Effective infrastructure teams have a strong scripting culture. If you can script a task, script it.9 If it’s hard to script it, dig deeper. Maybe there’s a technique or tool that can help, or maybe you can simplify the task or handle it differently. Breaking work down into scriptable tasks usually makes it simpler, cleaner, and more reliable.

Conclusion

The Principles of Cloud Age Infrastructure embody the differences between traditional, static infrastructure, and modern, dynamic infrastructure:

Assume systems are unreliable
Make everything reproducible
Create disposable things
Minimize variation
Ensure that you can repeat any action

These principles are the key to exploiting the nature of cloud platforms. Rather than resisting the ability to make changes with minimal effort, exploit that ability to gain quality and reliability.

1 I learned this idea from Sam Johnson’s article, “Simplifying Cloud: Reliability”.

² The principle of assuming systems are unreliable drives chaos engineering, which injects failures in controlled circumstances to test and improve the reliability of your services. I talk about this more in “Chaos Engineering”.

³ See “Cloud Native and Application-Driven Infrastructure”.

⁴ I first heard this expression in Gavin McCance’s presentation “CERN Data Centre Evolution”. Randy Bias credits Bill Baker’s presentation “Architectures for Open and Scalable Clouds”. Both of these presentations are an excellent introduction to these principles.

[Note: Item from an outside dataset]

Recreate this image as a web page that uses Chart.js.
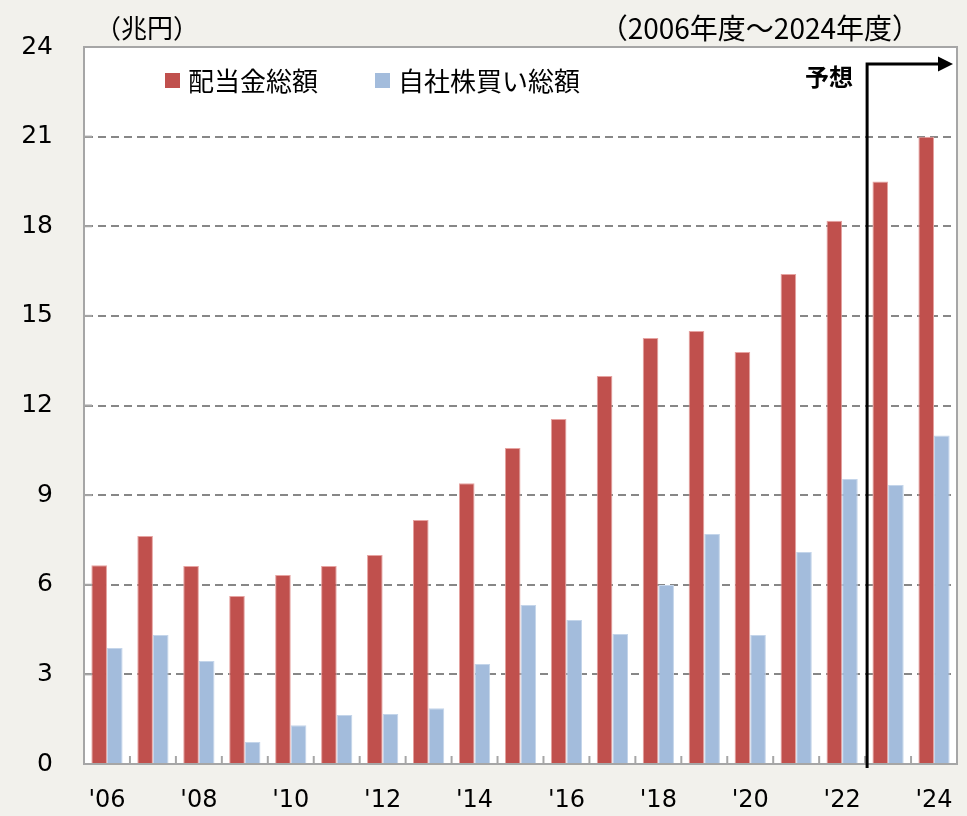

⁵ ShopSpinner is a fictional company that allows businesses to set up and run online stores. I’ll be using it throughout the book to illustrate concepts and practices.

⁶ Water Works sends you bottles of a different craft drinking water every month.

⁷ Servermaker is a fictional server configuration tool, similar to Ansible, Chef, or Puppet.

⁸ Palace Pens sells the world’s finest luxury writing utensils.

⁹ My colleague Florian Sellmayr says, “If it’s worth documenting, it’s worth automating.”